Produce an exact copy of all the data below, dropping every image.

- Available data
--
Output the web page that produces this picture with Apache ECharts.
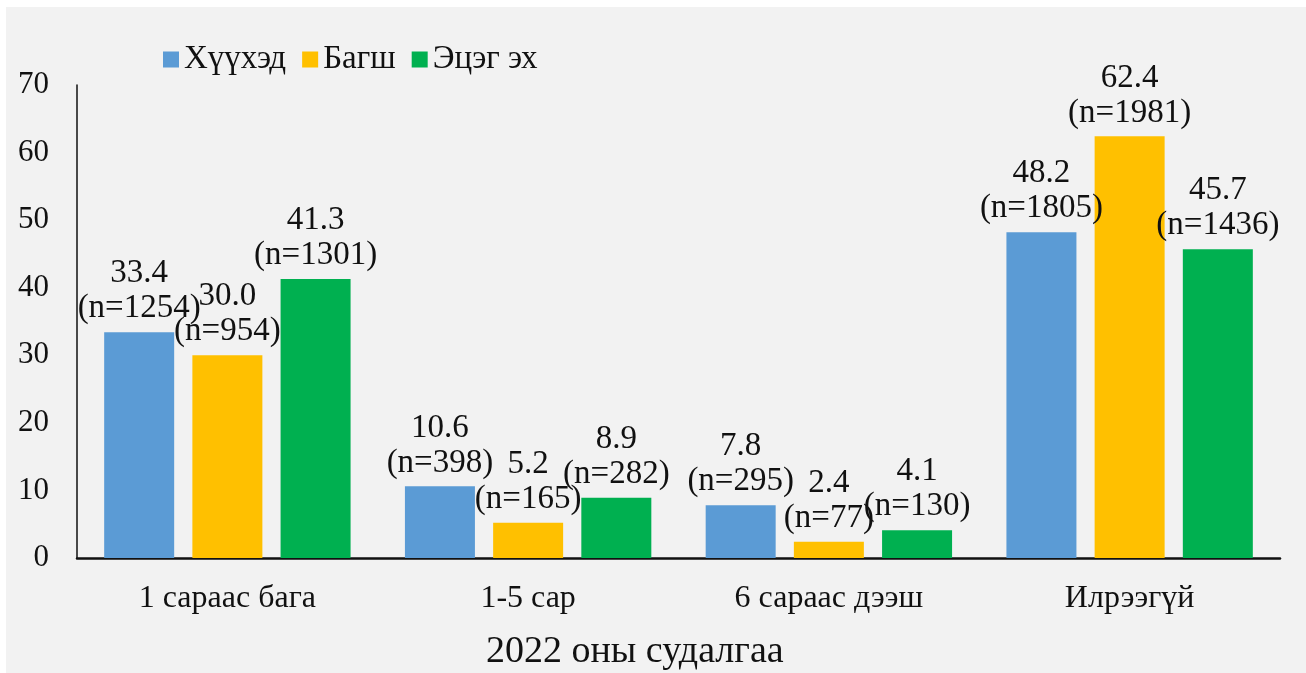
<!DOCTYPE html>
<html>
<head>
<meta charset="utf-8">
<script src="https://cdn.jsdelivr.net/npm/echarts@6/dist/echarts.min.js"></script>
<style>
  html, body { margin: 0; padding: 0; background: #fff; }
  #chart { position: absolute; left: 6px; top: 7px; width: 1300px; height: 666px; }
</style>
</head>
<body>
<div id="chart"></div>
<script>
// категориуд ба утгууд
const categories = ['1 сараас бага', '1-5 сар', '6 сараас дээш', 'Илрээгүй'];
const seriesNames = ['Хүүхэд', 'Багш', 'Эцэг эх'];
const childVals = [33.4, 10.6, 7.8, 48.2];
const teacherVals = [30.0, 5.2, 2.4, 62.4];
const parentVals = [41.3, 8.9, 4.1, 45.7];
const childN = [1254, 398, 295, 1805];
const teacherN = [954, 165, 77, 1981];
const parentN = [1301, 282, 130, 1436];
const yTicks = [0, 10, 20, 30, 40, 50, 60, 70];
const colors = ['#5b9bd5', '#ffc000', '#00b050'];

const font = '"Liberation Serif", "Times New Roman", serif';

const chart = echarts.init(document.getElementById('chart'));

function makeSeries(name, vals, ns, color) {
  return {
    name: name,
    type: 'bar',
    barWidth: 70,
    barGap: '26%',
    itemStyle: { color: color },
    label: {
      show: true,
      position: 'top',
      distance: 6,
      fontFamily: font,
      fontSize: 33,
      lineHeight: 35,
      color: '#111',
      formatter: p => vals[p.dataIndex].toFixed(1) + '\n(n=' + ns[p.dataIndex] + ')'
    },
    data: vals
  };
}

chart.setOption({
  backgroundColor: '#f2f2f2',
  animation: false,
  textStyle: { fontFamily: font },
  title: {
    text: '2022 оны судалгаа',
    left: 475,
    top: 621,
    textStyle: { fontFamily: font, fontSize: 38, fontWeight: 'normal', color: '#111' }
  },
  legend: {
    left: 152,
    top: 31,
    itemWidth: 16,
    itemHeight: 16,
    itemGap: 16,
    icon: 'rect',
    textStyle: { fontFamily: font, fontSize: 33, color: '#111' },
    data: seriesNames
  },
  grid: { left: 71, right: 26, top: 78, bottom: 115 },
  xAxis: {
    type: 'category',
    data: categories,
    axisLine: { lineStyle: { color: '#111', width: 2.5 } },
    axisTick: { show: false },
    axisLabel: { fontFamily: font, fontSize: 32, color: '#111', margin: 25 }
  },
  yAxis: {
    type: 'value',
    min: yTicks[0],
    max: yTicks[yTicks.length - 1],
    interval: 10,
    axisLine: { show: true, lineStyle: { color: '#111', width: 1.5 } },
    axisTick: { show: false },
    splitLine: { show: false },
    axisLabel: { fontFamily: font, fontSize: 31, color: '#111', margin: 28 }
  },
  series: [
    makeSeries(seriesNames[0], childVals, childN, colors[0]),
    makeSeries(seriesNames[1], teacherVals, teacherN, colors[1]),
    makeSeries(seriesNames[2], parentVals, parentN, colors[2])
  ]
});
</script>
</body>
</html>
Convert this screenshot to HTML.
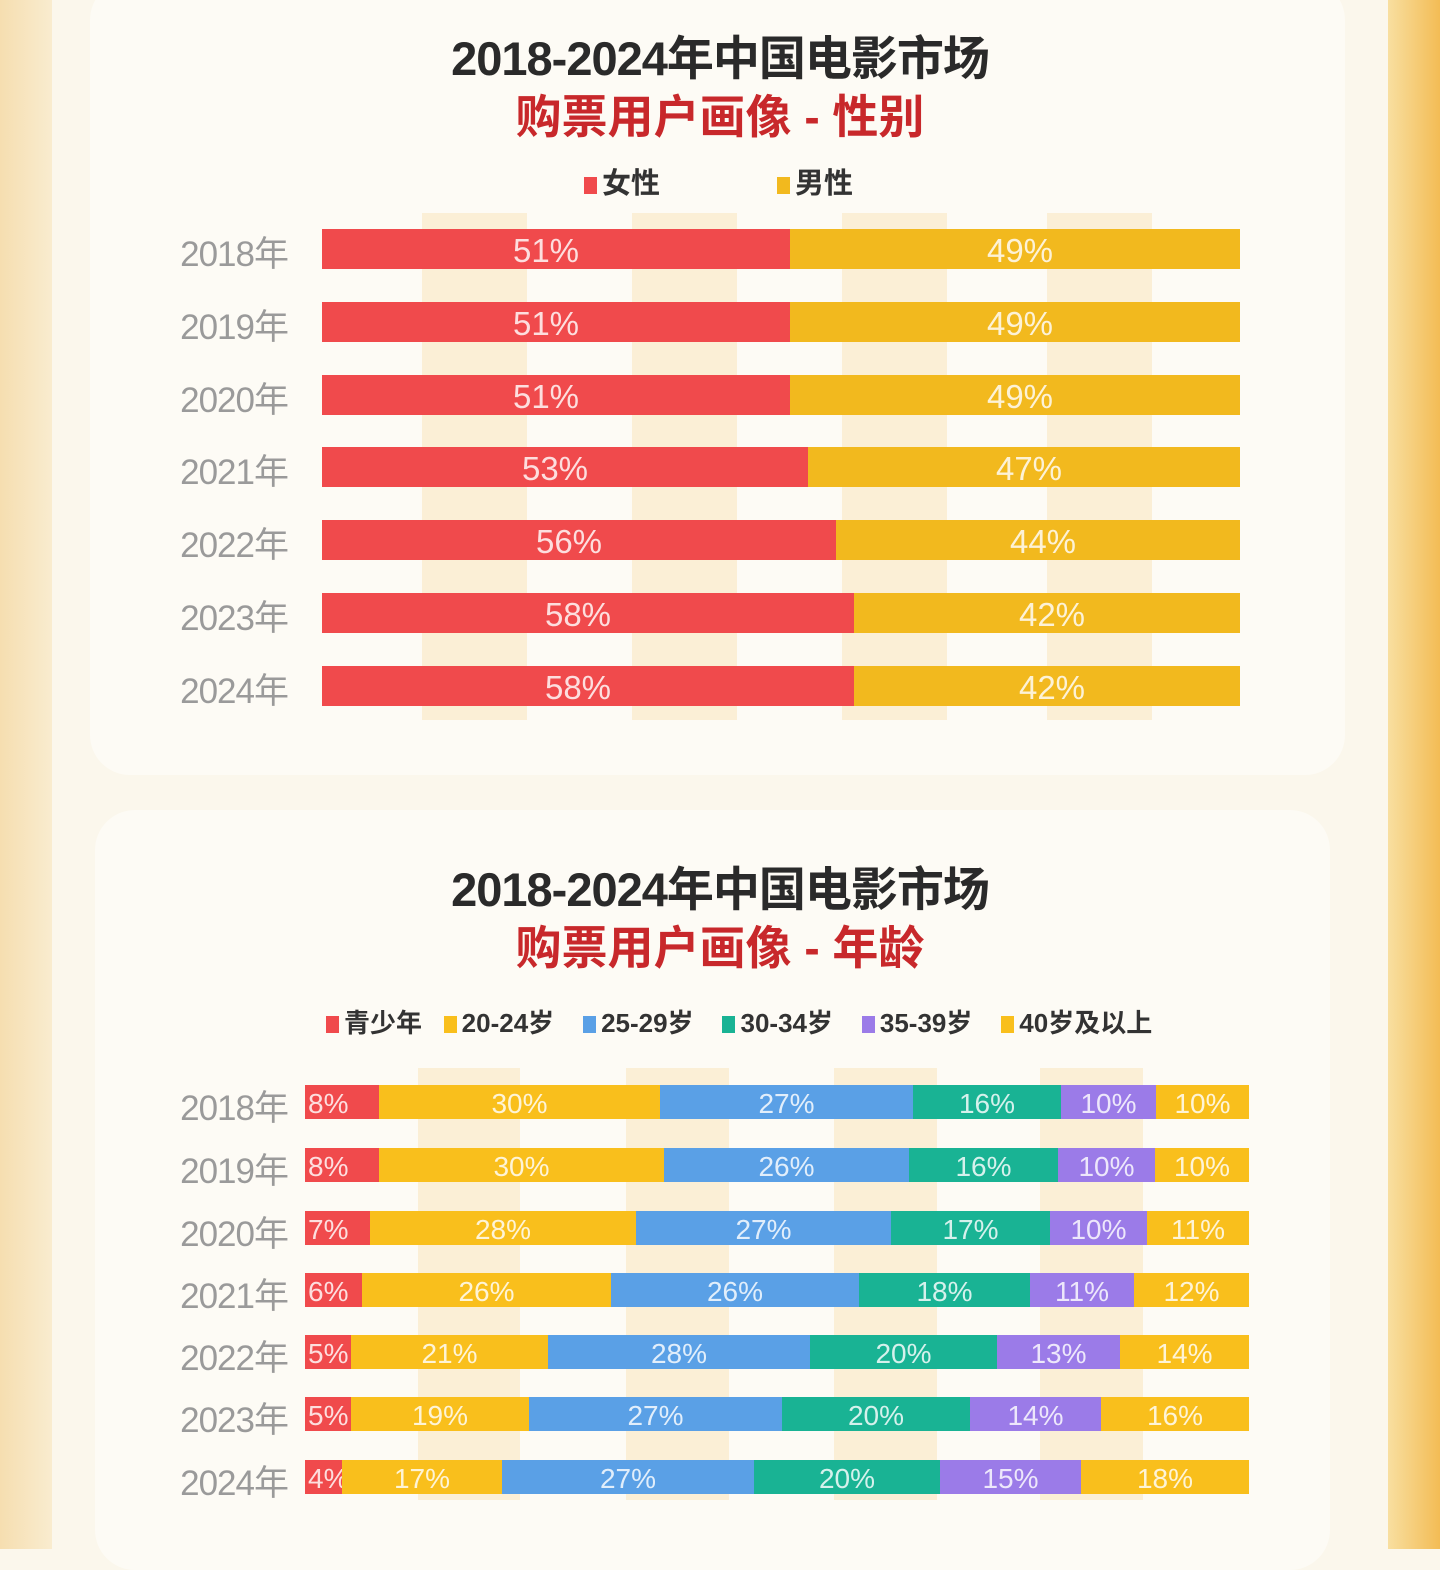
--
- Exercise solution
Output the web page that produces this picture with Apache ECharts.
<!DOCTYPE html>
<html>
<head>
<meta charset="utf-8">
<script src="https://cdn.jsdelivr.net/npm/echarts@6/dist/echarts.min.js"></script>
<style>
  html, body { margin: 0; padding: 0; background: #fff; }
  #chart { position: absolute; left: 6px; top: 7px; width: 1300px; height: 666px; }
</style>
</head>
<body>
<div id="chart"></div>
<script>
// категориуд ба утгууд
const categories = ['1 сараас бага', '1-5 сар', '6 сараас дээш', 'Илрээгүй'];
const seriesNames = ['Хүүхэд', 'Багш', 'Эцэг эх'];
const childVals = [33.4, 10.6, 7.8, 48.2];
const teacherVals = [30.0, 5.2, 2.4, 62.4];
const parentVals = [41.3, 8.9, 4.1, 45.7];
const childN = [1254, 398, 295, 1805];
const teacherN = [954, 165, 77, 1981];
const parentN = [1301, 282, 130, 1436];
const yTicks = [0, 10, 20, 30, 40, 50, 60, 70];
const colors = ['#5b9bd5', '#ffc000', '#00b050'];

const font = '"Liberation Serif", "Times New Roman", serif';

const chart = echarts.init(document.getElementById('chart'));

function makeSeries(name, vals, ns, color) {
  return {
    name: name,
    type: 'bar',
    barWidth: 70,
    barGap: '26%',
    itemStyle: { color: color },
    label: {
      show: true,
      position: 'top',
      distance: 6,
      fontFamily: font,
      fontSize: 33,
      lineHeight: 35,
      color: '#111',
      formatter: p => vals[p.dataIndex].toFixed(1) + '\n(n=' + ns[p.dataIndex] + ')'
    },
    data: vals
  };
}

chart.setOption({
  backgroundColor: '#f2f2f2',
  animation: false,
  textStyle: { fontFamily: font },
  title: {
    text: '2022 оны судалгаа',
    left: 475,
    top: 621,
    textStyle: { fontFamily: font, fontSize: 38, fontWeight: 'normal', color: '#111' }
  },
  legend: {
    left: 152,
    top: 31,
    itemWidth: 16,
    itemHeight: 16,
    itemGap: 16,
    icon: 'rect',
    textStyle: { fontFamily: font, fontSize: 33, color: '#111' },
    data: seriesNames
  },
  grid: { left: 71, right: 26, top: 78, bottom: 115 },
  xAxis: {
    type: 'category',
    data: categories,
    axisLine: { lineStyle: { color: '#111', width: 2.5 } },
    axisTick: { show: false },
    axisLabel: { fontFamily: font, fontSize: 32, color: '#111', margin: 25 }
  },
  yAxis: {
    type: 'value',
    min: yTicks[0],
    max: yTicks[yTicks.length - 1],
    interval: 10,
    axisLine: { show: true, lineStyle: { color: '#111', width: 1.5 } },
    axisTick: { show: false },
    splitLine: { show: false },
    axisLabel: { fontFamily: font, fontSize: 31, color: '#111', margin: 28 }
  },
  series: [
    makeSeries(seriesNames[0], childVals, childN, colors[0]),
    makeSeries(seriesNames[1], teacherVals, teacherN, colors[1]),
    makeSeries(seriesNames[2], parentVals, parentN, colors[2])
  ]
});
</script>
</body>
</html>
Convert this screenshot to HTML.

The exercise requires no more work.